Here the wavelength is much less than separation of the slits. Hence, we can use the formula for fringe width.
Calculations: The wavelength of given light in air can be obtained from the relation
`c=f lambda_("air")`
`lambda_("air")=(c)/(f)=(3 xx 10^(8))/(6 xx 10^(14))=5 xx 10^(-7) m`
The wavelength of light of same frequency (`6 xx 10^(14) Hz`) in water will be different and
`lambda_("water")=(lambda_("air"))/(mu_("water"))=(5 xx 10^(-7))/(4 // 3)=3.75 xx 10^(-7) m`.

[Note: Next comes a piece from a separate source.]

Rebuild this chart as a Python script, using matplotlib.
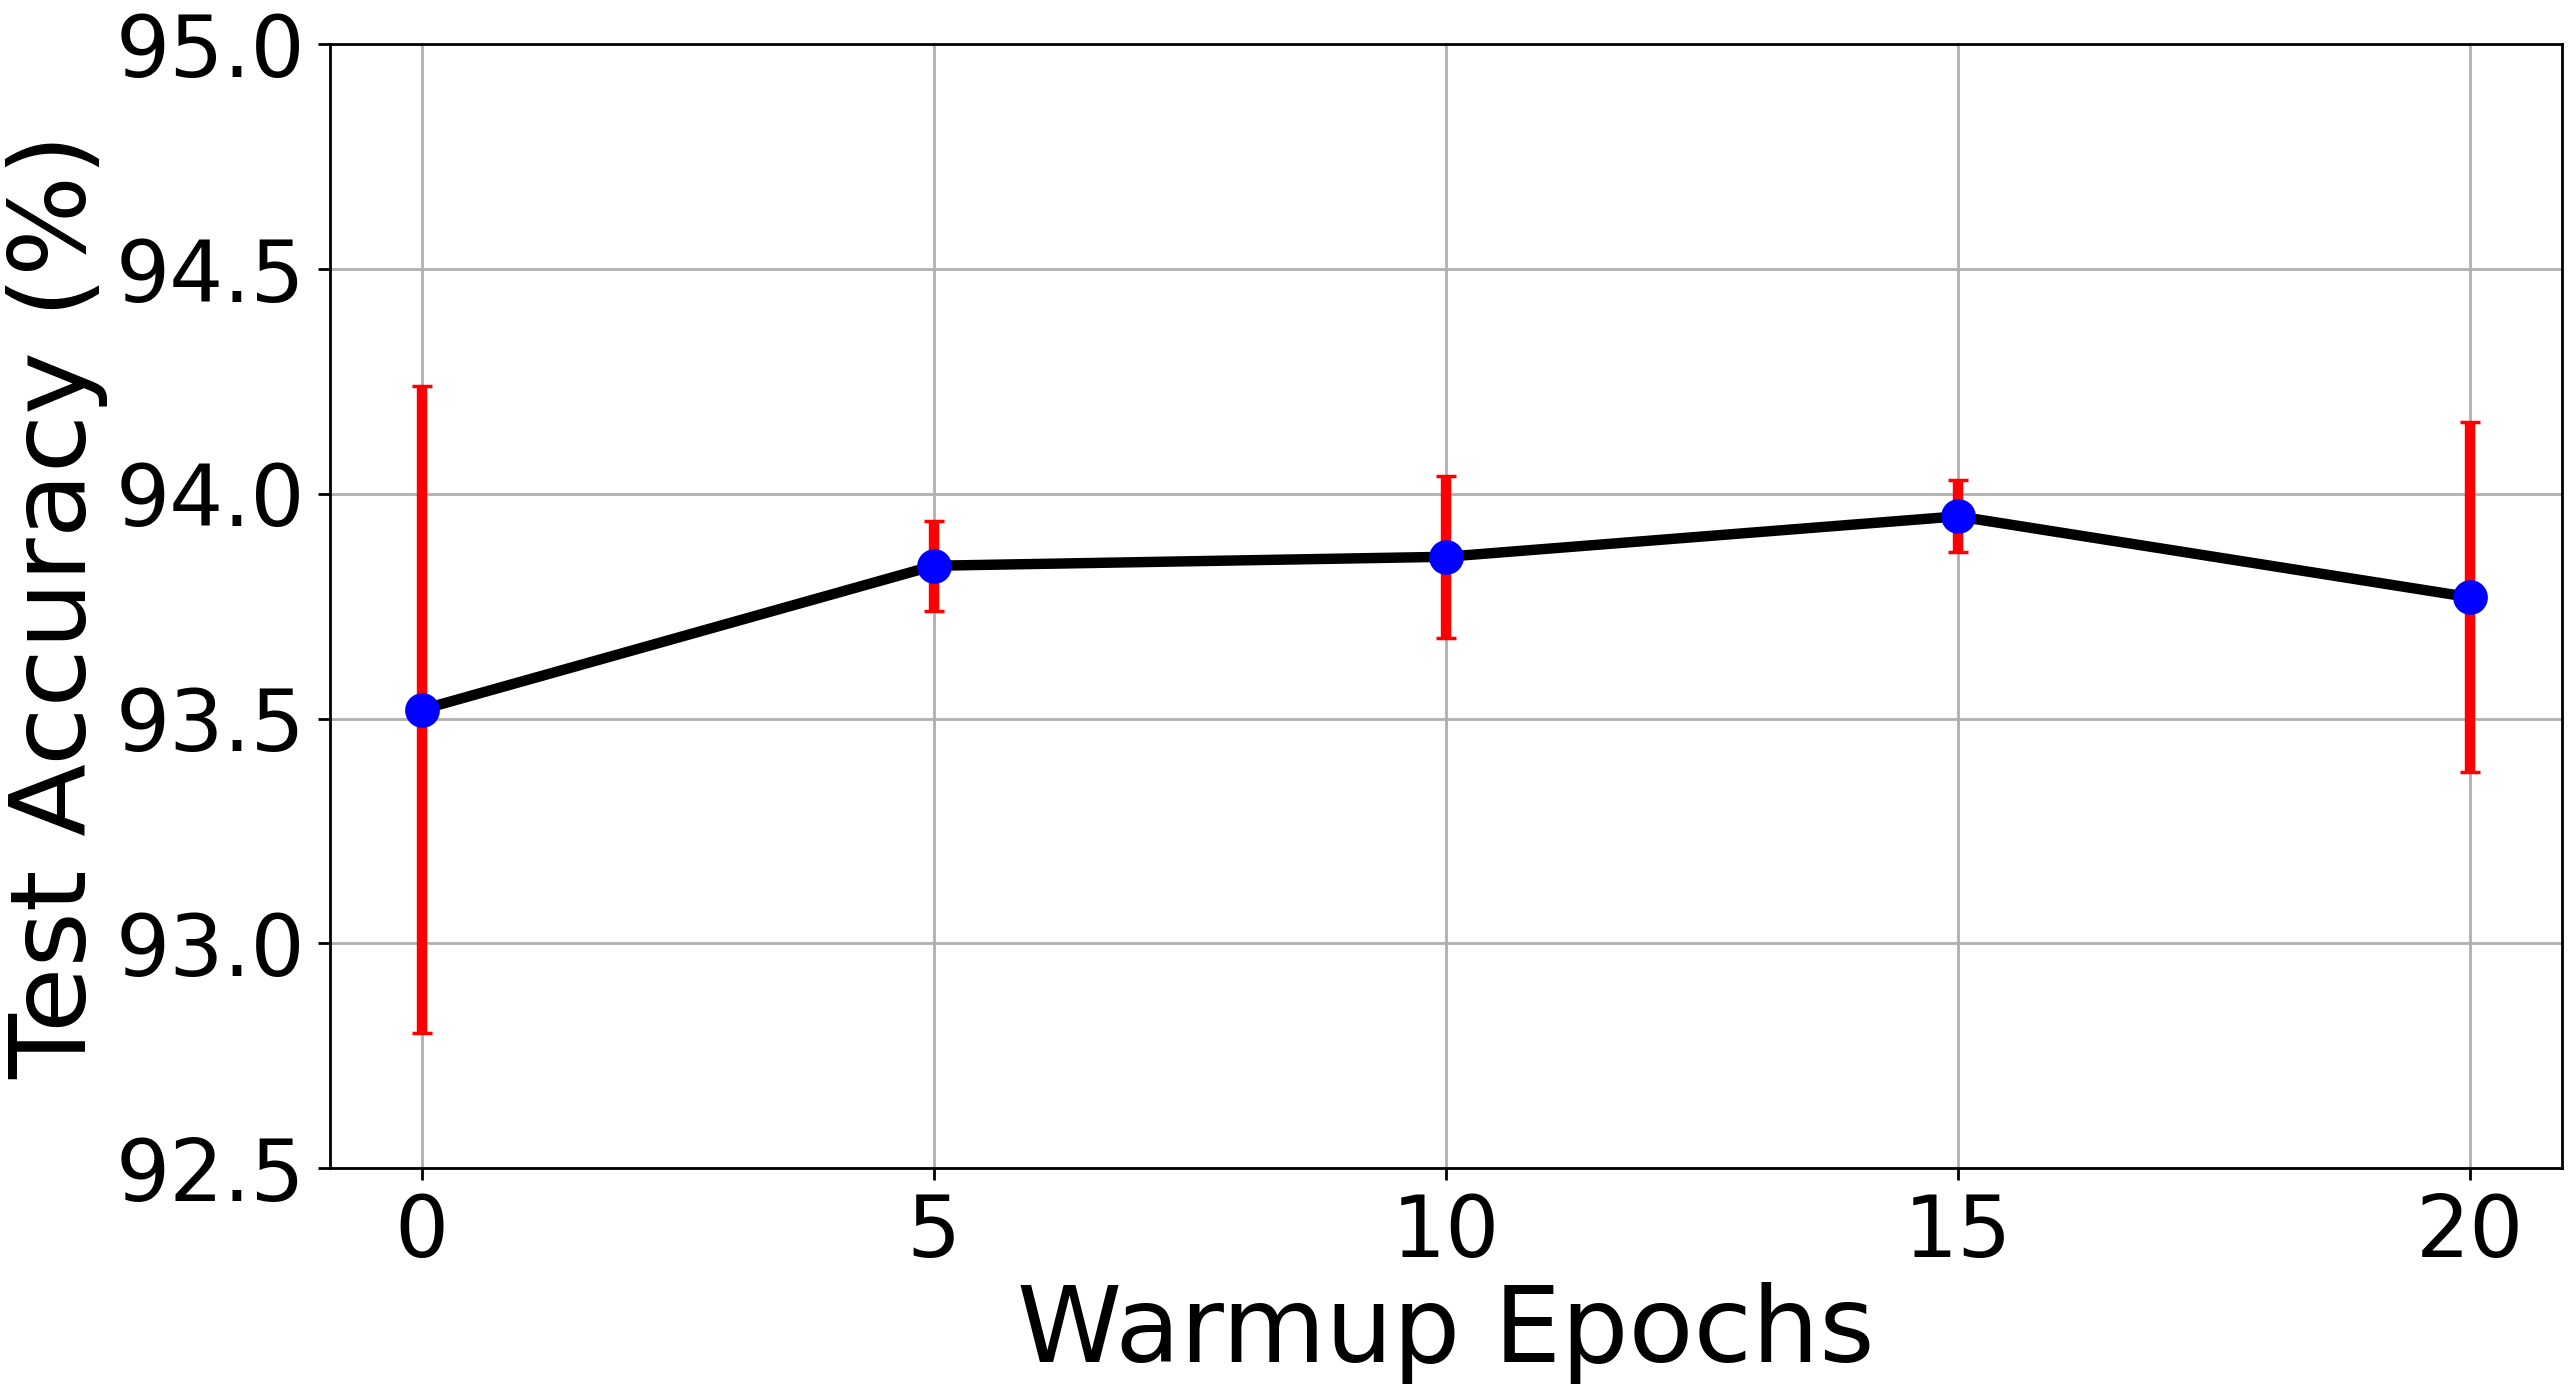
import matplotlib
matplotlib.use("Agg")
import matplotlib.pyplot as plt

# warmup epochs vs test accuracy (mean, std)
epochs = [0, 5, 10, 15, 20]
acc_mean = [93.52, 93.84, 93.86, 93.95, 93.77]
acc_std = [0.72, 0.10, 0.18, 0.08, 0.39]

yticks = [92.5, 93.0, 93.5, 94.0, 94.5, 95.0]
xticks = [0, 5, 10, 15, 20]

fig = plt.figure(figsize=(10.3, 5.552), dpi=250)
ax = fig.add_axes([0.128, 0.1585, 0.867, 0.8095])

ax.errorbar(epochs, acc_mean, yerr=acc_std, color="black", linewidth=3,
            marker="o", markersize=9, markerfacecolor="blue", markeredgecolor="blue",
            ecolor="red", elinewidth=3, capsize=3, capthick=1, zorder=3)

ax.set_ylim(92.5, 95.0)
ax.set_xlim(-0.9, 20.9)
ax.set_yticks(yticks)
ax.set_xticks(xticks)
ax.tick_params(labelsize=24.5)
ax.grid(True)
ax.set_axisbelow(True)

ax.set_xlabel("Warmup Epochs", fontsize=30.6, labelpad=2)
ax.set_ylabel("Test Accuracy (%)", fontsize=30.6, labelpad=2)

fig.savefig("out.png", dpi=250)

As the experiment is performed in water, the fringe width is given by
`beta=(lambda_("water")D)/(d)`
Here D=1 m, `d = 0.2 mm = 0.2 xx 10^(-3)` m, therefore
`beta=(3.75 xx 10^(-7) xx 1)/(0.2 xx 10^(-3)) m=1.87 mm.`
If the experiment is performed in air, the fringe width is given by
`beta=(lambda_("air")D)/(d)=(5 xx 10^(-7) xx 1)/(0.2 xx 10^(-3)) m=2.5 mm`. (Answer)
Learn: The fringe width in water reduces by the factor of refractive index because the wavelength reduces by the same factor.